With personal firewalls being a new product genre, this study was conducted since there is no research available that specifically looks at determinants for selection of security software in a corporate environment to protect organizational assets. As the information security field evolves further, decisions for security software acquisitions need to be researched further. Selection and deployment of appropriate firewalls can make a significant difference in an organization’s enterprise security strategy.
It is therefore also important to understand the variables (as shown in this study) that may affect decisions to select and deploy personal firewall software in a corporate environment.
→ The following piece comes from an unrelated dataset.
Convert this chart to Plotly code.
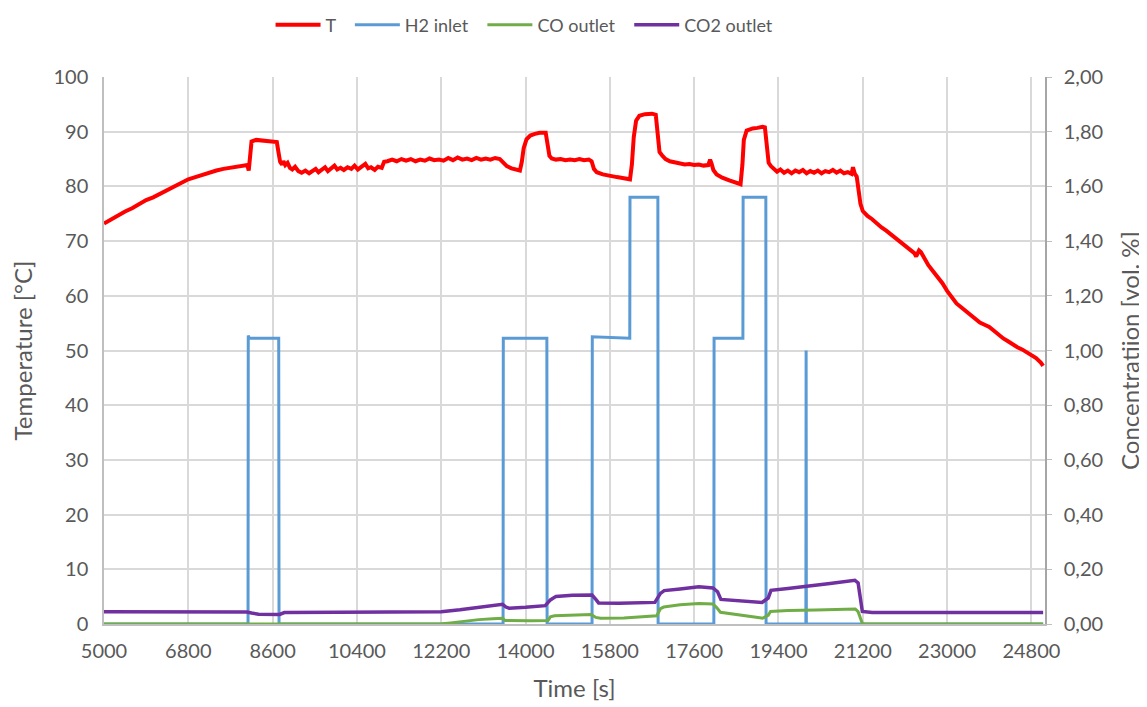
import plotly.graph_objects as go

# Temperature (left axis)
t_time = [5000, 5150, 5300, 5450, 5600, 5750, 5900, 6050, 6200, 6350, 6500, 6650, 6800, 6950, 7100,
          7250, 7400, 7550, 7700, 7850, 8000, 8060, 8090, 8120, 8150, 8250, 8400, 8550, 8690, 8730,
          8760, 8800, 8830, 8870, 8920, 8970, 9020, 9080, 9150, 9220, 9300, 9380, 9450, 9520, 9580,
          9650, 9720, 9780, 9850, 9920, 9980, 10050, 10120, 10200, 10280, 10350, 10420, 10500, 10580,
          10640, 10700, 10780, 10850, 10930, 10980, 11050, 11150, 11250, 11350, 11450, 11550, 11650,
          11750, 11850, 11950, 12050, 12150, 12250, 12350, 12450, 12550, 12650, 12750, 12850, 12950,
          13050, 13150, 13250, 13350, 13450, 13530, 13600, 13700, 13800, 13880, 13920, 13960, 14020,
          14100, 14200, 14300, 14430, 14470, 14510, 14560, 14650, 14750, 14850, 14950, 15050, 15150,
          15250, 15350, 15410, 15460, 15520, 15650, 15800, 15950, 16100, 16230, 16270, 16310, 16360,
          16430, 16550, 16700, 16780, 16820, 16860, 16920, 16990, 17080, 17180, 17280, 17400, 17500,
          17600, 17700, 17800, 17900, 17940, 17970, 18010, 18080, 18200, 18350, 18500, 18590, 18630,
          18660, 18720, 18850, 18950, 19060, 19110, 19150, 19190, 19240, 19300, 19370, 19440, 19520,
          19600, 19680, 19760, 19840, 19920, 20000, 20080, 20160, 20240, 20320, 20400, 20480, 20560,
          20640, 20720, 20800, 20880, 20960, 20990, 21030, 21070, 21110, 21150, 21200, 21300, 21400,
          21500, 21600, 21700, 21800, 21900, 22000, 22100, 22200, 22300, 22340, 22400, 22440, 22500,
          22600, 22700, 22800, 22900, 23000, 23100, 23200, 23300, 23400, 23500, 23600, 23700, 23800,
          23900, 24000, 24100, 24200, 24300, 24400, 24500, 24600, 24700, 24800, 24900, 25000, 25050]
t_temp = [73.2, 74.0, 74.7, 75.4, 76.0, 76.8, 77.5, 78.0, 78.7, 79.4, 80.0, 80.6, 81.3, 81.7, 82.1,
          82.6, 82.9, 83.2, 83.4, 83.6, 83.7, 83.9, 82.9, 86.5, 88.2, 88.5, 88.4, 88.3, 88.1, 86.0,
          84.5, 84.0, 84.6, 83.9, 84.3, 83.4, 83.1, 83.6, 82.8, 82.5, 82.9, 82.4, 82.7, 83.2, 82.6,
          83.0, 83.5, 82.8, 83.4, 83.8, 83.1, 83.4, 83.0, 83.5, 83.2, 83.8, 83.1, 83.6, 84.1,
          83.3, 83.5, 83.0, 83.6, 83.4, 84.5, 84.6, 84.9, 84.6, 85.0, 84.7, 85.0, 84.6,
          84.9, 84.7, 85.1, 84.8, 84.9, 84.7, 85.2, 84.8, 85.3, 84.9, 85.1, 84.8, 85.2,
          84.9, 85.1, 84.9, 85.2, 85.0, 84.4, 83.7, 83.3, 83.1, 82.9, 84.5, 87.0, 88.6,
          89.3, 89.6, 89.8, 89.8, 87.5, 85.6, 85.1, 84.9, 85.0, 84.8, 84.9, 84.8, 85.0,
          84.8, 84.9, 84.6, 83.2, 82.6, 82.2, 81.9, 81.7, 81.5, 81.3, 84.0, 89.0, 92.0,
          92.9, 93.2, 93.3, 93.1, 89.0, 86.3, 85.6, 85.0, 84.6, 84.4, 84.2, 84.0, 84.1,
          83.9, 84.0, 83.8, 83.9, 84.9, 84.2, 83.0, 82.2, 81.6, 81.1, 80.6, 80.4, 84.0,
          88.5, 90.2, 90.6, 90.7, 90.9, 90.8, 87.0, 84.3, 83.7, 83.2, 82.7, 83.1, 82.5,
          82.9, 82.4, 82.9, 82.6, 83.0, 82.4, 82.8, 82.5, 82.9, 82.4, 82.8, 82.6, 83.0,
          82.5, 82.9, 82.4, 82.6, 82.3, 83.5, 82.3, 81.8, 79.5, 76.8, 75.5, 74.6, 74.0,
          73.2, 72.5, 71.9, 71.2, 70.7, 70.0, 69.3, 68.6, 67.8, 67.2, 68.3, 68.0, 67.0,
          65.6, 64.5, 63.5, 62.3, 60.9, 59.6, 58.6, 57.9, 57.2, 56.4, 55.7, 55.1, 54.7,
          54.3, 53.6, 52.8, 52.2, 51.7, 51.1, 50.6, 50.2, 49.7, 49.3, 48.6, 47.8, 47.2]

# H2 inlet (right axis, vol. %)
h2_time = [5000, 8075, 8080, 8100, 8730, 8737, 13520, 13525, 14455, 14460, 15420, 15425, 16225,
           16230, 16825, 16830, 18020, 18025, 18640, 18645, 19130, 19135, 19985, 19990, 19995, 25050]
h2_conc = [0, 0, 1.055, 1.045, 1.045, 0, 0, 1.045, 1.045, 0, 0, 1.05, 1.045,
           1.56, 1.56, 0, 0, 1.045, 1.045, 1.56, 1.56, 0, 0, 1.0, 0, 0]

# CO outlet (right axis, vol. %)
co_time = [5000, 12180, 12400, 12700, 13000, 13300, 13510, 13560, 13800, 14100, 14480, 14530, 14620,
           15000, 15400, 15500, 15600, 16100, 16600, 16800, 16880, 16950, 17300, 17700, 18000, 18080,
           18160, 18500, 19000, 19060, 19180, 19230, 19600, 20200, 20700, 21040, 21100, 21190, 21250, 25050]
co_conc = [0, 0, 0.004, 0.01, 0.016, 0.019, 0.021, 0.013, 0.012, 0.012, 0.013, 0.026, 0.030,
           0.033, 0.035, 0.024, 0.021, 0.022, 0.026, 0.030, 0.056, 0.062, 0.070, 0.075, 0.073, 0.060,
           0.043, 0.036, 0.023, 0.021, 0.032, 0.046, 0.049, 0.051, 0.053, 0.055, 0.045, 0.002, 0, 0]

# CO2 outlet (right axis, vol. %)
co2_time = [5000, 7000, 8050, 8150, 8300, 8750, 8850, 10000, 12000, 12200, 12600, 13000, 13300, 13510,
            13580, 13650, 14000, 14420, 14530, 14650, 15000, 15420, 15500, 15560, 16000, 16500, 16760,
            16880, 16960, 17300, 17700, 18000, 18100, 18170, 18600, 19050, 19180, 19240, 19600, 20000,
            20500, 21030, 21100, 21190, 21400, 25050]
co2_conc = [0.045, 0.045, 0.044, 0.040, 0.036, 0.035, 0.042, 0.043, 0.043, 0.045, 0.052, 0.062, 0.068, 0.072,
            0.062, 0.058, 0.061, 0.067, 0.088, 0.101, 0.105, 0.106, 0.090, 0.077, 0.076, 0.077, 0.079,
            0.112, 0.122, 0.128, 0.136, 0.132, 0.118, 0.090, 0.084, 0.079, 0.095, 0.123, 0.130, 0.137,
            0.148, 0.160, 0.150, 0.046, 0.042, 0.042]

x_ticks = [5000, 6800, 8600, 10400, 12200, 14000, 15800, 17600, 19400, 21200, 23000, 24800]
y2_ticks = [0, 0.2, 0.4, 0.6, 0.8, 1.0, 1.2, 1.4, 1.6, 1.8, 2.0]
y2_labels = ["0,00", "0,20", "0,40", "0,60", "0,80", "1,00", "1,20", "1,40", "1,60", "1,80", "2,00"]

font = "Lato, Open Sans, sans-serif"
grey = "#595959"
pad = "\u00a0"  # non-breaking space, widens the gaps between legend entries

fig = go.Figure()
fig.add_trace(go.Scatter(x=t_time, y=t_temp, name="T" + pad * 2, mode="lines",
                         line=dict(color="#ff0000", width=4)))
fig.add_trace(go.Scatter(x=h2_time, y=h2_conc, name="H2 inlet" + pad * 2, mode="lines", yaxis="y2",
                         line=dict(color="#5b9bd5", width=3)))
fig.add_trace(go.Scatter(x=co_time, y=co_conc, name="CO outlet" + pad * 2, mode="lines", yaxis="y2",
                         line=dict(color="#70ad47", width=3)))
fig.add_trace(go.Scatter(x=co2_time, y=co2_conc, name="CO2 outlet", mode="lines", yaxis="y2",
                         line=dict(color="#7030a0", width=3.5)))

# page body adds an 8 px offset, so the figure is made 8 px smaller
fig.update_layout(
    width=1139, height=699,
    margin=dict(l=96, r=102, t=69, b=83, autoexpand=False),
    paper_bgcolor="white", plot_bgcolor="white",
    font=dict(family=font, size=20, color=grey),
    showlegend=True,
    legend=dict(orientation="h", x=0.177, xanchor="left", y=1.095, yanchor="middle",
                font=dict(size=18, color=grey), tracegroupgap=0, itemwidth=45),
    xaxis=dict(range=[5000, 25090], tickvals=x_ticks, tickformat="d", automargin=False,
               showgrid=True, gridcolor="#d9d9d9", gridwidth=1.5,
               showline=True, linecolor="#bfbfbf", linewidth=1.5,
               zeroline=False, ticks="", ticklabelstandoff=8,
               title=dict(text="Time [s]", standoff=19)),
    yaxis=dict(range=[0, 100], dtick=10, showgrid=True, gridcolor="#d9d9d9", gridwidth=1.5,
               showline=True, linecolor="#bfbfbf", linewidth=1.5, zeroline=False,
               automargin=False, ticklabelstandoff=10,
               title=dict(text="Temperature [°C]", standoff=14)),
    yaxis2=dict(range=[0, 2], overlaying="y", side="right", tickvals=y2_ticks, ticktext=y2_labels,
                showgrid=False, showline=True, linecolor="#a6a6a6", linewidth=1.5, zeroline=False,
                ticks="outside", ticklen=5, tickcolor="#bfbfbf", automargin=False,
                ticklabelstandoff=8,
                title=dict(text="Concentratiion [vol. %]", standoff=20)),
)

fig.write_html("out.html")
It is recommended that in order to provide better evidence of factors that affect deployment of technology tools that create awareness of security issues and produce better informed employees, research into behavioral factors also needs to be conducted to gain insight into programs and processes that will lead to the development of a robust enterprise security strategy.
Information security awareness research has been mostly descriptive and has not explored the possibilities offered by motivation/behavioral theories, or the related theory of planned behavior and the technology acceptance model, specifically in the information security domain (Mathieson, 1991 ; Siponen, 2000; Legris, Ingham, & Collerette, 2003). Since security has been deployed at the perimeter of electronic network and on servers by system administrators, the area of information security has ignored users of information systems since software developers are far removed from how the user will interact with security software.
Human compliance with information security rules require an understanding of how people work and think (Highland, 1993). Lane (1985) considers the human factor to be the first and most important component of security and a critical part of the risk analysis process. This is especially true in personal firewall software since the burden of maintaining a secure environment is being shared by the user and the system administrator.